Expertise sur la situation économique et financière de l’entreprise : à défaut d’accord collectif ou de décision de l’employeur de le consulter, le CSEE ne peut pas y recourir

Instances repésentatives du personnel

- Auteur(e) : Evdokia Maria Liakopoulou

Dans un arrêt rendu le 20 septembre 2023, la Cour de Cassation apporte des précisions concernant la répartition de compétences entre le comité social et économique central (CSEC) et le comité social et économique d’établissement (CSEE) en matière de recours à l'expertise pour l’examen de la situation économique et financière de l’entreprise.

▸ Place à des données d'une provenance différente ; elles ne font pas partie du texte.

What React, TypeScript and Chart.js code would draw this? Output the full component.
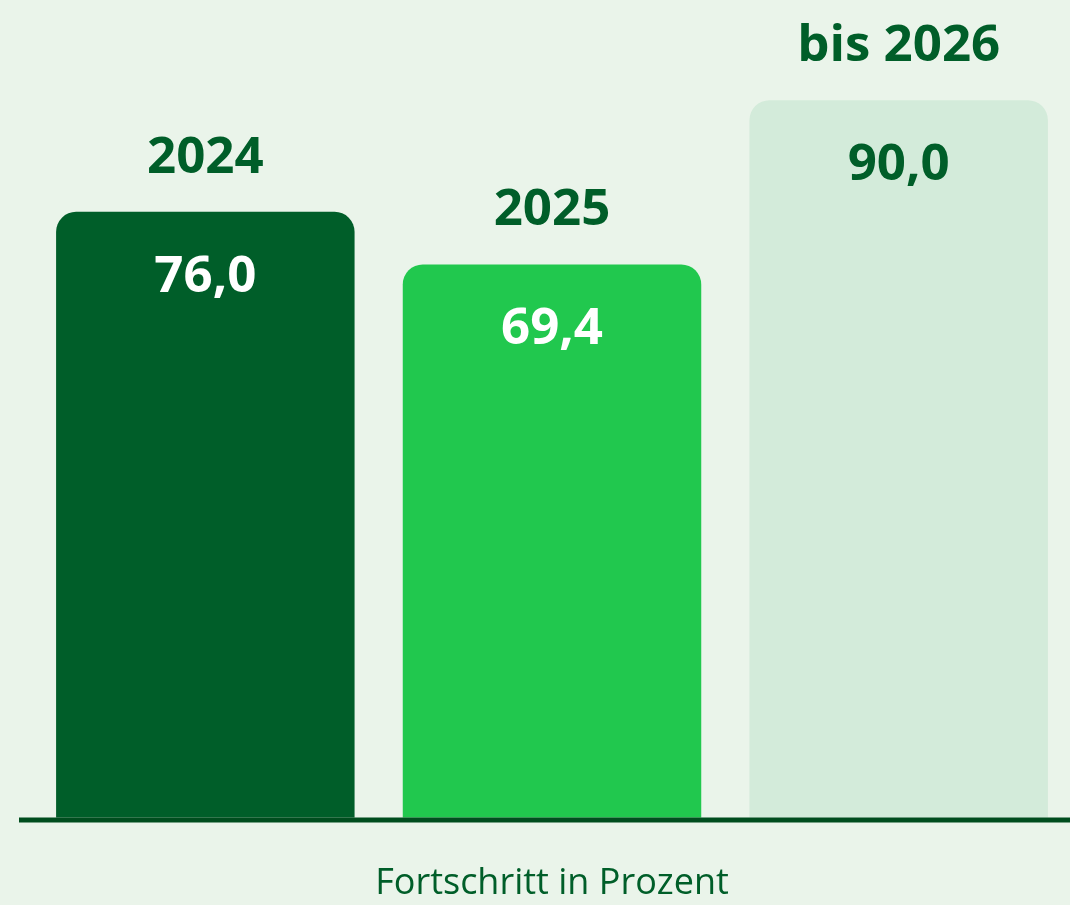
import React, { useEffect, useRef } from "react";
import { Chart, registerables } from "chart.js";

Chart.register(...registerables);

const categories = ["2024", "2025", "bis 2026"];
const values = [76.0, 69.4, 90.0];
const valueLabels = ["76,0", "69,4", "90,0"];
const barColors = ["#005E29", "#21C84E", "#D3EBDA"];
const valueColors = ["#FFFFFF", "#FFFFFF", "#005E29"];
const axisTitle = "Fortschritt in Prozent";

const BG = "#EAF4EA";
const DARK = "#005E29";
const FONT = "'Open Sans', 'Noto Sans', sans-serif";

export default function App() {
  const ref = useRef<HTMLCanvasElement | null>(null);

  useEffect(() => {
    const canvas = ref.current;
    if (!canvas) return;

    const labelPlugin = {
      id: "barLabels",
      afterDatasetsDraw(chart: any) {
        const ctx = chart.ctx;
        const meta = chart.getDatasetMeta(0);
        const yScale = chart.scales.y;
        const zeroY = yScale.getPixelForValue(0);
        ctx.save();
        // baseline
        ctx.strokeStyle = "#004D1E";
        ctx.lineWidth = 5;
        ctx.beginPath();
        ctx.moveTo(19, zeroY + 2.2);
        ctx.lineTo(chart.width, zeroY + 2.2);
        ctx.stroke();

        ctx.textAlign = "center";
        ctx.textBaseline = "alphabetic";
        ctx.font = `bold 51px ${FONT}`;
        meta.data.forEach((bar: any, i: number) => {
          ctx.fillStyle = DARK;
          ctx.fillText(categories[i], bar.x, bar.y - 39);
          ctx.fillStyle = valueColors[i];
          ctx.fillText(valueLabels[i], bar.x, bar.y + 80);
        });
        ctx.restore();
      },
    };

    const chart = new Chart(canvas, {
      type: "bar",
      data: {
        labels: categories,
        datasets: [
          {
            data: values,
            backgroundColor: barColors,
            borderRadius: 20,
            borderSkipped: "start",
            categoryPercentage: 1,
            barPercentage: 0.861,
          },
        ],
      },
      options: {
        responsive: false,
        animation: false,
        devicePixelRatio: 1,
        layout: { padding: { left: 32, right: 0, top: 0, bottom: 0 } },
        plugins: {
          legend: { display: false },
          tooltip: { enabled: false },
          title: { display: false },
        },
        scales: {
          y: {
            display: false,
            min: 0,
            max: 102.57,
          },
          x: {
            grid: { display: false, drawTicks: false },
            border: { display: false },
            ticks: { display: false },
            title: {
              display: true,
              text: axisTitle,
              color: DARK,
              font: { family: FONT, size: 36, weight: "normal" },
              padding: { top: 44, bottom: 0 },
            },
          },
        },
      },
      plugins: [labelPlugin],
    });

    return () => chart.destroy();
  }, []);

  return (
    <div
      style={{
        position: "fixed",
        left: 0,
        top: 0,
        width: 1070,
        height: 905,
        overflow: "hidden",
        background: BG,
      }}
    >
      <canvas ref={ref} width={1072} height={905} style={{ display: "block", width: 1072, height: 905 }} />
    </div>
  );
}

La Cour juge qu’en l’absence d’accord collectif d’entreprise prévoyant la consultation du CSEE et si l’employeur n’a pas décidé de le consulter, l’expertise relève du seul CSEC.

Pour rappel :

Selon l’article L2312-22 du Code du travail: « En l'absence d'accord prévu à l'article L. 2312-19, le comité social et économique est consulté chaque année sur : 1° Les orientations stratégiques de l'entreprise dans les conditions définies au sous-paragraphe 1er ; 2° La situation économique et financière de l'entreprise dans les conditions définies au sous-paragraphe 2 ; 3° La politique sociale de l'entreprise, les conditions de travail et l'emploi dans les conditions définies au sous-paragraphe 3.

Au cours de ces consultations, le comité est informé des conséquences environnementales de l'activité de l'entreprise.

Les consultations prévues aux 1° et 2° sont conduites au niveau de l'entreprise, sauf si l'employeur en décide autrement et sous réserve de l'accord de groupe prévu à l'article L. 2312-20. La consultation prévue au 3° est conduite à la fois au niveau central et au niveau des établissements lorsque sont prévues des mesures d'adaptation spécifiques à ces établissements. ».

Puis, l’article Article L2315-81-1, précise que : « A compter de la désignation de l'expert par le comité social et économique, les membres du comité établissent au besoin et notifient à l'employeur un cahier des charges. L'expert notifie à l'employeur le coût prévisionnel, l'étendue et la durée d'expertise, dans un délai fixé par décret en Conseil d'Etat ».

Selon l’article R2315-46 du même Code: « L'expert notifie à l'employeur le coût prévisionnel, l'étendue et la durée d'expertise dans un délai de dix jours à compter de sa désignation ».

Concernant les missions des experts, l’article L2315-82 précise que : « Les experts mentionnés aux paragraphes 2 et 3 ont libre accès dans l'entreprise pour les besoins de leur mission ».  En outre, conformément à l’article L2315-84 « L'expert est tenu aux obligations de secret et de discrétion définies à l'article L. 2315-3 ».

En l’espèce, par une délibération datée du 17 juin 2021, un CSEE décide de recourir à une expertise en vue de la consultation sur la situation économique et financière de l'entreprise. A cette fin, il désigne un cabinet d’expertise. L’employeur saisit le Président du Tribunal judiciaire aux fins d’annulation de cette délibération.

Cependant, le tribunal judiciaire déboute ce dernier de sa demande, en retenant que le CSEE peut faire appel à un expert-comptable en vue de sa consultation sur la situation économique et financière de l'établissement. Plus précisément, le tribunal estime que « la possibilité du comité central d'entreprise d'être assisté par un expert-comptable pour l'examen annuel de la situation économique et financière de l'entreprise ne prive pas le comité social et économique d'établissement, qui dispose d'une autonomie suffisante et dans les limites de pouvoirs confiés au chef d'établissement, d'être assisté par un expert-comptable (…) ». Pour le tribunal, « le CSEE doit pouvoir notamment se comparer avec les autres établissements ».

L’employeur se pourvoit ainsi en cassation. La Cour censure le jugement, tout en rappelant l’article L.2312-22 du Code du travail. Pour la Cour, la consultation sur la situation économique et financière étant conduite au niveau de l’entreprise, l’expertise relève du seul comité social et économique central, et non du comité social et économique d’établissement.

La Cour constate en effet que ni un accord collectif, ni une décision de l’employeur prévoyant la consultation du CSEE n’existe en l’espèce, ce qui permettrait la désignation d’un expert par le CSEE.